5 Ways to Overcome the ‘Perfect Candidate’ Syndrome

Apr 18, 2014

org chart for sourcingDoes it seem like your clients are dragging their feet when it comes to hiring? It’s not your imagination. According to The New York Times, it is taking companies an average of 23 business days to fill vacancies compared with just 15 days in 2009, and the duration of the interview process at major companies like Starbucks, General Mills, and Southwest Airlines has nearly doubled since 2010.

Many employers blame it on a lack of skilled labor. While that may be true in some sectors, it appears that the real problem is that many companies don’t really want to hire in this uncertain economy, so if they have to hire, they will only settle for the “perfect candidate.”

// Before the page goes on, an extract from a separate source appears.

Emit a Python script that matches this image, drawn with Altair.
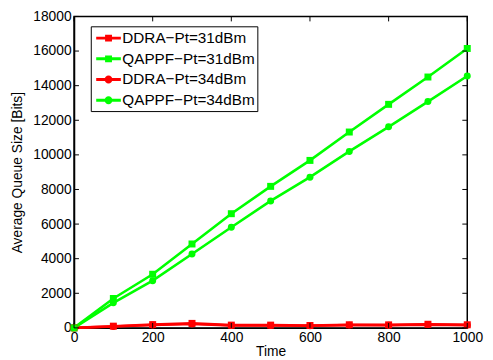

This can be very frustrating for you as a recruiter, especially when a client keeps asking for more candidates after you feel you have provided some great options. A  poll conducted by Top Echelon Network found that “taking too long to extend an offer” was the biggest problem recruiters are encountering with clients.

So what is the solution? There is no easy answer, but here are some tips that can help:

  1. Ask clients for an estimated timeframe before taking on a search assignment.
  2. Make sure you understand what the client’s definition of a perfect candidate is so you can be sure to present the best candidates.
  3. Point out the drawbacks of a lengthy hiring process. Good candidates can get fed up and bow out, or they may get hired by someone else. A job that has been posted too long can even discourage good candidates from applying. A Randstad survey showed that candidates start to think something is wrong with a job posting once it has been up for more than 72 days. Meanwhile, there is work that is not getting done, opportunities that are being lost, and current employees who are getting burnt out while your client searches for the elusive perfect candidate.
  4. Employers these days are looking for such specific skills that often the only perfect candidate is someone who has already done the job. But skills can be taught. Point out the intangibles candidates possess that can’t be taught, such as positive attitude, proven track record, flexibility, and critical thinking skills.
  5. When clients want additional candidates, you may have to broaden your search. Here are a few groups you may want to take a closer look at:
    1. Veterans. Skills they learned in the military, such as structure, discipline, supervisory leadership, and organizational abilities, can be a great asset to any business. Many veterans also have had technical training with computers and electronics.
    2. People with disabilities. This is a huge, mostly untapped resource of highly intelligent, degreed professionals. Many can work with minimal accommodations.
    3. Retirees. Many need or want to continue working. Their experience, knowledge, skills, and work ethic can be tremendous resources. Retiree re-staffing is becoming more common for contract placements.

The truth is, your client’s version of the perfect candidate may not exist or may cost too much time and money to find. And even if they do find someone who appears to be perfect on paper, that person may not live up to expectations on the job.

When you present a candidate you feel strongly will be a good fit, you may want to suggest that the client “try-before-they-buy” through a contract-to-direct arrangement. In this scenario, the worker is employed by a contracting back-office during a trial period. These arrangements can last anywhere from three to nine months. Many clients consider them to be a working interview. If they like what they see, they can extend a direct hire offer. If the candidate does not meet expectations, they can end the contract assignment and try another candidate.

It may be tempting for your clients to play it safe in this economy. But by doing so, they could be missing out on great talent. By offering candidates on a contract-to-direct basis, you can help them find the true perfect fit for their company without the risk of immediately hiring direct.